* [Material]:
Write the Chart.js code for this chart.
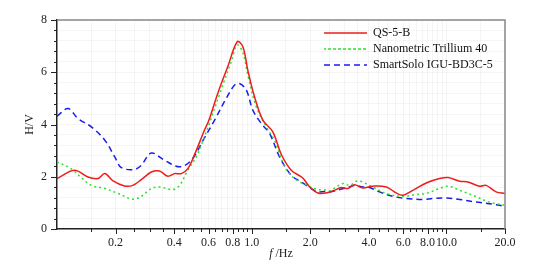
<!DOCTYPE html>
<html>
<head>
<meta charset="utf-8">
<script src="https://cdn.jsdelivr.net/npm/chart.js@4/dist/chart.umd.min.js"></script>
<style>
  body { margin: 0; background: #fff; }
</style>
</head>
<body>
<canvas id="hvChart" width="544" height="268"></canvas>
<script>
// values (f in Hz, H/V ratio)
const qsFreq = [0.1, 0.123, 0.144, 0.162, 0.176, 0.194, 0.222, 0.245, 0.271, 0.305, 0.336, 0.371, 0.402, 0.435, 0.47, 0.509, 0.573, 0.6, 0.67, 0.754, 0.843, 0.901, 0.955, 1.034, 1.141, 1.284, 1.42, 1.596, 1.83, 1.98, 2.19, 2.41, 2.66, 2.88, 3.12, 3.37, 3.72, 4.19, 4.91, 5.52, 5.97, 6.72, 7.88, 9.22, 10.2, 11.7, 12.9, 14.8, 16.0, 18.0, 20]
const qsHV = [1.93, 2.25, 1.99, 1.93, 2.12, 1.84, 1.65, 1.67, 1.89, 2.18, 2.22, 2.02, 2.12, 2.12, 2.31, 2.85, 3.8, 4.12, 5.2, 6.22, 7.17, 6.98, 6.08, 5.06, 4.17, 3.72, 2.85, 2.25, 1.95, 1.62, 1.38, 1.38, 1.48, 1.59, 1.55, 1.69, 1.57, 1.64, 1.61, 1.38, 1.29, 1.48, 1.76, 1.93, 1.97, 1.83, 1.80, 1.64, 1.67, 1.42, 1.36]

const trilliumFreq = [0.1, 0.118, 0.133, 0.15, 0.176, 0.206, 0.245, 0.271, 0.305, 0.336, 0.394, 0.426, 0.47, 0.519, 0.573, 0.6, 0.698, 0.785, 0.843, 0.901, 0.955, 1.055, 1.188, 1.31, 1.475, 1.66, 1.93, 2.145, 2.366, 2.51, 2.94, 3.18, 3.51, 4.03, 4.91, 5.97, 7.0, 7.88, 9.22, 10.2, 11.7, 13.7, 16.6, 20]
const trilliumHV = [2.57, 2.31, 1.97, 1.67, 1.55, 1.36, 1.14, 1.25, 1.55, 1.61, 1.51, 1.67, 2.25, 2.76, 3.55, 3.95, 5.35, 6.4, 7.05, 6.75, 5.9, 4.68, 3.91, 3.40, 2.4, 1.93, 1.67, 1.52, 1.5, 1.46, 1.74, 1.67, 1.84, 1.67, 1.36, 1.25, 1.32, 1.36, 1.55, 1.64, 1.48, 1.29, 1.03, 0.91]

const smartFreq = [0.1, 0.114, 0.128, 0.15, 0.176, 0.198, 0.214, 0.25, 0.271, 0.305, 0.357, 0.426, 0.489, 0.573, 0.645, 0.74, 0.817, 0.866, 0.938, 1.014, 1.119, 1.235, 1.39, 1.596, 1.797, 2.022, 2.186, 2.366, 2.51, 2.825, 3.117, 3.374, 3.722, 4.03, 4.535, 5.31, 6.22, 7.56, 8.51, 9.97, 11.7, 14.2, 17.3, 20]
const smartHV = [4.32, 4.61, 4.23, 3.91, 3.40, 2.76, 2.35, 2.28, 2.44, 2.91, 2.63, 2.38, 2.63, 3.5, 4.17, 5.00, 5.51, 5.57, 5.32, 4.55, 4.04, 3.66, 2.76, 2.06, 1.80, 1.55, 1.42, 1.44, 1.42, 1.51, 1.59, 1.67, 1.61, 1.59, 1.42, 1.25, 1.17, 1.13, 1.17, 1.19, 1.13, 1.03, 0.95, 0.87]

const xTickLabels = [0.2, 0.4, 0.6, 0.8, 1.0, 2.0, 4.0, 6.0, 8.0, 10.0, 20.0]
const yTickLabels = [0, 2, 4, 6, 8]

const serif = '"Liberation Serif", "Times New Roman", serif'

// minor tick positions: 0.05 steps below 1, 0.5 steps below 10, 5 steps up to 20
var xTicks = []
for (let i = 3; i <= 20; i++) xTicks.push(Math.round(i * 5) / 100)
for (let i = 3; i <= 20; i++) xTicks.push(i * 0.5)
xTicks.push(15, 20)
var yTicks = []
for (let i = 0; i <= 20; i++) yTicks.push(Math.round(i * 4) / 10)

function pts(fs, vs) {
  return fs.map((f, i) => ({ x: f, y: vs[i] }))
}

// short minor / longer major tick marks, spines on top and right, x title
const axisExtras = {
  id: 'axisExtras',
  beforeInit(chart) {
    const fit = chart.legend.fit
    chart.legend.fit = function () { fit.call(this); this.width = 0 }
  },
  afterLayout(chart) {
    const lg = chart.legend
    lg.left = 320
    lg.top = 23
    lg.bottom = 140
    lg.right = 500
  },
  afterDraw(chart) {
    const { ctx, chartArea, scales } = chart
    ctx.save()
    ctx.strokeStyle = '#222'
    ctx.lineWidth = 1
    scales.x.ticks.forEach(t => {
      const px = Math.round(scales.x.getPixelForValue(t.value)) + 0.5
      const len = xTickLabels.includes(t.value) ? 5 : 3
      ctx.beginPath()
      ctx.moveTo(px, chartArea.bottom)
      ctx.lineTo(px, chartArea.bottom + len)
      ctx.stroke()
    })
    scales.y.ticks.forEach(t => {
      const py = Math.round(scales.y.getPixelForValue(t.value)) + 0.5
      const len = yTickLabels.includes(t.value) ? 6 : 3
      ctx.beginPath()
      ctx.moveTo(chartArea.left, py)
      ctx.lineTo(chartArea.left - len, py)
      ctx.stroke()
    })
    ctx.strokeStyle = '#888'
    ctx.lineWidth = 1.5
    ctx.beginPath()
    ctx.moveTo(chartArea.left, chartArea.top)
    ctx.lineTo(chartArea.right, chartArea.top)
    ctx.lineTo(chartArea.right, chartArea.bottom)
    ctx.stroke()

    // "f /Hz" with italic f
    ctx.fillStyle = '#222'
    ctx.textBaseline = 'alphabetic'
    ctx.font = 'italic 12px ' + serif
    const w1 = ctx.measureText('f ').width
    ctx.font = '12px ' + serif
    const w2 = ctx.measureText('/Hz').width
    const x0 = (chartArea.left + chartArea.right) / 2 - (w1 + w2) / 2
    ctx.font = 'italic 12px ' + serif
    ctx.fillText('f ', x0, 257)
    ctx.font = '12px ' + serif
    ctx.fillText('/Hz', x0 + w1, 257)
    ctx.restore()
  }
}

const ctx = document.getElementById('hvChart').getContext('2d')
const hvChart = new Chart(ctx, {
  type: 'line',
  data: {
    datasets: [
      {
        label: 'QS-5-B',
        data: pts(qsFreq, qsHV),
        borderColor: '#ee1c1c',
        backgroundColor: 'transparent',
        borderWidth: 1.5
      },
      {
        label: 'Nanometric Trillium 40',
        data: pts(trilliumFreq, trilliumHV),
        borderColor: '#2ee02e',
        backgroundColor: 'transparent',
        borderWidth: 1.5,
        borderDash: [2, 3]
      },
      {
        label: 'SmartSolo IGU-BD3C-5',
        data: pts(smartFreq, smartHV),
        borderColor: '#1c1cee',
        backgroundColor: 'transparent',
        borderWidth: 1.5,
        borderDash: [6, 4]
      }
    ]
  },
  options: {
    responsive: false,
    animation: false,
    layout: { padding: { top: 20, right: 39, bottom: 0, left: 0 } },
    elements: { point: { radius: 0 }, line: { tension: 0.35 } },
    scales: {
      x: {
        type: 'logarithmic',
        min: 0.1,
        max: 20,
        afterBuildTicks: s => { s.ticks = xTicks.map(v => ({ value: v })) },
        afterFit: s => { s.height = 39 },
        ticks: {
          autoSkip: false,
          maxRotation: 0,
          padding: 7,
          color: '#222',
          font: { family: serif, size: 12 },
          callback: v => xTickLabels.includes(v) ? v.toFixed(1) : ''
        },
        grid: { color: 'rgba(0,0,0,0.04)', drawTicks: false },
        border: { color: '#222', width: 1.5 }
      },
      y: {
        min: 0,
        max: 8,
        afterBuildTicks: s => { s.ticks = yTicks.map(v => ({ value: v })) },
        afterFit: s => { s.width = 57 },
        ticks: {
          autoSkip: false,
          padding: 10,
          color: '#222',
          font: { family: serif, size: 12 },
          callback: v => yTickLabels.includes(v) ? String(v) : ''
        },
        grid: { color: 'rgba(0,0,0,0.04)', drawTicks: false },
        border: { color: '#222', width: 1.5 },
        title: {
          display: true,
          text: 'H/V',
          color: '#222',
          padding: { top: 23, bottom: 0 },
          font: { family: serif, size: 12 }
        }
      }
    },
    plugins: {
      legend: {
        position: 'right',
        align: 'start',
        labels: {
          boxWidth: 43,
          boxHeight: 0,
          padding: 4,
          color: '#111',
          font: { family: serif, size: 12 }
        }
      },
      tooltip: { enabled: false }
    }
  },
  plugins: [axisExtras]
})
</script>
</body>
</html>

* [Stated goal]:
Look at the listing and set down only the lines from its start through the line with "1.03, 0.95, 0.87]", word for word and without pictures.

* [Solution to this task]:
Write the Chart.js code for this chart.
<!DOCTYPE html>
<html>
<head>
<meta charset="utf-8">
<script src="https://cdn.jsdelivr.net/npm/chart.js@4/dist/chart.umd.min.js"></script>
<style>
  body { margin: 0; background: #fff; }
</style>
</head>
<body>
<canvas id="hvChart" width="544" height="268"></canvas>
<script>
// values (f in Hz, H/V ratio)
const qsFreq = [0.1, 0.123, 0.144, 0.162, 0.176, 0.194, 0.222, 0.245, 0.271, 0.305, 0.336, 0.371, 0.402, 0.435, 0.47, 0.509, 0.573, 0.6, 0.67, 0.754, 0.843, 0.901, 0.955, 1.034, 1.141, 1.284, 1.42, 1.596, 1.83, 1.98, 2.19, 2.41, 2.66, 2.88, 3.12, 3.37, 3.72, 4.19, 4.91, 5.52, 5.97, 6.72, 7.88, 9.22, 10.2, 11.7, 12.9, 14.8, 16.0, 18.0, 20]
const qsHV = [1.93, 2.25, 1.99, 1.93, 2.12, 1.84, 1.65, 1.67, 1.89, 2.18, 2.22, 2.02, 2.12, 2.12, 2.31, 2.85, 3.8, 4.12, 5.2, 6.22, 7.17, 6.98, 6.08, 5.06, 4.17, 3.72, 2.85, 2.25, 1.95, 1.62, 1.38, 1.38, 1.48, 1.59, 1.55, 1.69, 1.57, 1.64, 1.61, 1.38, 1.29, 1.48, 1.76, 1.93, 1.97, 1.83, 1.80, 1.64, 1.67, 1.42, 1.36]

const trilliumFreq = [0.1, 0.118, 0.133, 0.15, 0.176, 0.206, 0.245, 0.271, 0.305, 0.336, 0.394, 0.426, 0.47, 0.519, 0.573, 0.6, 0.698, 0.785, 0.843, 0.901, 0.955, 1.055, 1.188, 1.31, 1.475, 1.66, 1.93, 2.145, 2.366, 2.51, 2.94, 3.18, 3.51, 4.03, 4.91, 5.97, 7.0, 7.88, 9.22, 10.2, 11.7, 13.7, 16.6, 20]
const trilliumHV = [2.57, 2.31, 1.97, 1.67, 1.55, 1.36, 1.14, 1.25, 1.55, 1.61, 1.51, 1.67, 2.25, 2.76, 3.55, 3.95, 5.35, 6.4, 7.05, 6.75, 5.9, 4.68, 3.91, 3.40, 2.4, 1.93, 1.67, 1.52, 1.5, 1.46, 1.74, 1.67, 1.84, 1.67, 1.36, 1.25, 1.32, 1.36, 1.55, 1.64, 1.48, 1.29, 1.03, 0.91]

const smartFreq = [0.1, 0.114, 0.128, 0.15, 0.176, 0.198, 0.214, 0.25, 0.271, 0.305, 0.357, 0.426, 0.489, 0.573, 0.645, 0.74, 0.817, 0.866, 0.938, 1.014, 1.119, 1.235, 1.39, 1.596, 1.797, 2.022, 2.186, 2.366, 2.51, 2.825, 3.117, 3.374, 3.722, 4.03, 4.535, 5.31, 6.22, 7.56, 8.51, 9.97, 11.7, 14.2, 17.3, 20]
const smartHV = [4.32, 4.61, 4.23, 3.91, 3.40, 2.76, 2.35, 2.28, 2.44, 2.91, 2.63, 2.38, 2.63, 3.5, 4.17, 5.00, 5.51, 5.57, 5.32, 4.55, 4.04, 3.66, 2.76, 2.06, 1.80, 1.55, 1.42, 1.44, 1.42, 1.51, 1.59, 1.67, 1.61, 1.59, 1.42, 1.25, 1.17, 1.13, 1.17, 1.19, 1.13, 1.03, 0.95, 0.87]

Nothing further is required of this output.